The model learns entirely by trying to predict the next token, checking how wrong the prediction was, and adjusting. This loop runs billions of times across trillions of tokens, and from it emerges language understanding.

01
Forward pass
The input runs through every layer from embedding to output. The model produces a probability for every word in the vocabulary as the predicted next token.
02
Loss calculation
The model checks what the actual next token was and measures how low a probability it assigned to it. The bigger the miss, the higher the score (called the loss) which in turn dictates how aggressively the weights are corrected.
03
Backpropagation
Working backwards through every layer of the processing network, the model calculates how much each individual weight contributed to the error. This produces billions of gradients (one per weight), which indicate the direction and magnitude of the necessary adjustments.
04
Weight update
Each weight is nudged slightly in the direction that would have reduced the loss. The Adam optimizer, a sophisticated algorithm, handles this efficiently, and the cycle begins again on the next token, starting back on the new, updated input.
TRAINING LOSS OVER TIME
07 - Q, K, V

The mechanics
of attention

Every token produces three vectors via learned weight matrices. Their interaction determines how meaning flows across the sequence.

1
Produce Q, K, V
Q = x·Wq   K = x·Wk   V = x·Wv
Each token's embedding x is multiplied by three separate learned weight matrices, producing three vectors:

Q — Query: "What am I looking for?" Each token uses its Q to search for relevant information in other tokens.

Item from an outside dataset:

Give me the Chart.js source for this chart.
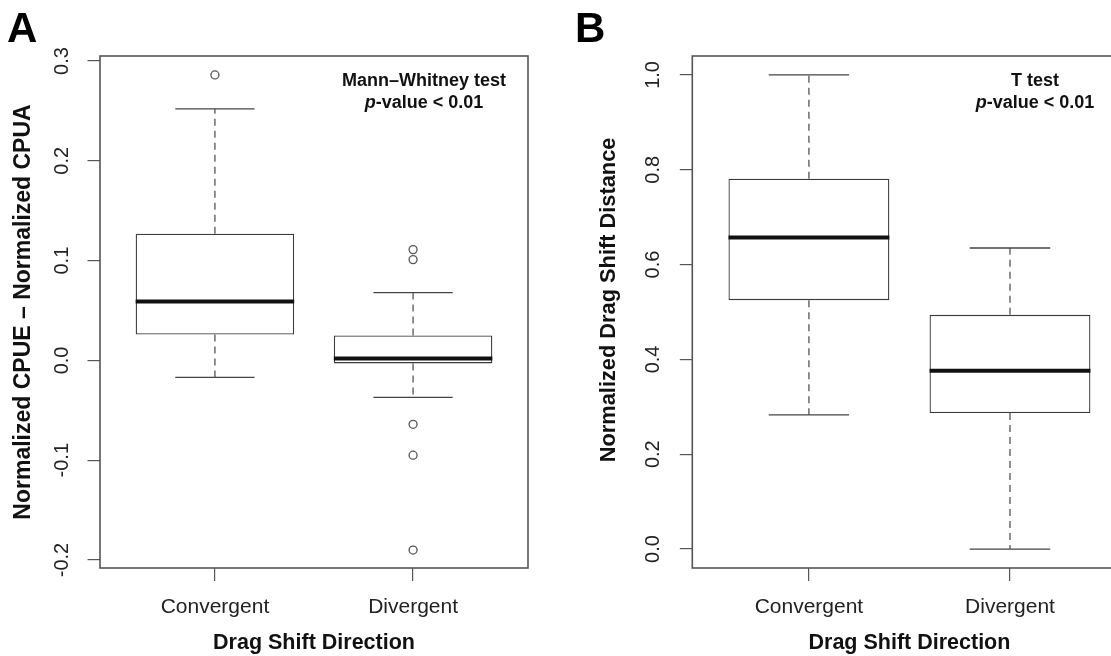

K — Key: "What do I offer?" Each token broadcasts its K so others can decide how relevant it is to their query.

V — Value: "Here's what I'll contribute." If a token is deemed relevant, its V is what actually gets passed along.
2
Compute attention scores
score(i,j) = Qᵢ · Kⱼ / √d
Every token's Q is compared against every other token's K using a dot product, which essentially measures how well they match. The result is a raw score representing how much attention token i should pay to token j. Dividing by √d ((dimension)the size of the vectors) prevents the scores from getting so large that the math becomes unstable during training.
3
Normalize with softmax
αᵢⱼ = softmax(scoreᵢⱼ)
The raw scores are run through an activation function called softmax. An activation function is a mathematical function that maps the input values to a range between 0 and 1. This turns "token j scored higher than token k" into a concrete percentage, indicating how much of its attention token i should direct at each other token.
4
Weighted sum of Values
outputᵢ = Σⱼ αᵢⱼ · Vⱼ
Each token's final output is a weighted blend of every other token's V. Tokens that scored high in the attention step contribute more. "bank" borrows heavily from "river", so its output vector now carries the meaning of a riverbank rather than a financial institution. This is how context collapses into meaning.
08 - RLHF

Making it
helpful

A pretrained model is good at predicting text, not following instructions. Reinforcement Learning from Human Feedback fine-tunes it to be genuinely useful, helpful, honest, and safe.

Pretrained base model
Knows language deeply. Will complete any text including harmful ones.
Supervised fine-tuning
Train on human-written ideal responses to build an instruction-following baseline.
Reward model training
Humans rank model outputs. A separate reward model learns to predict human preference.
RL fine-tuning (PPO)
The policy model is updated to maximize the reward signal, with outputs humans prefer scoring higher.
Deployed assistant
A model that generates text that is useful, safe, and aligned with human intent.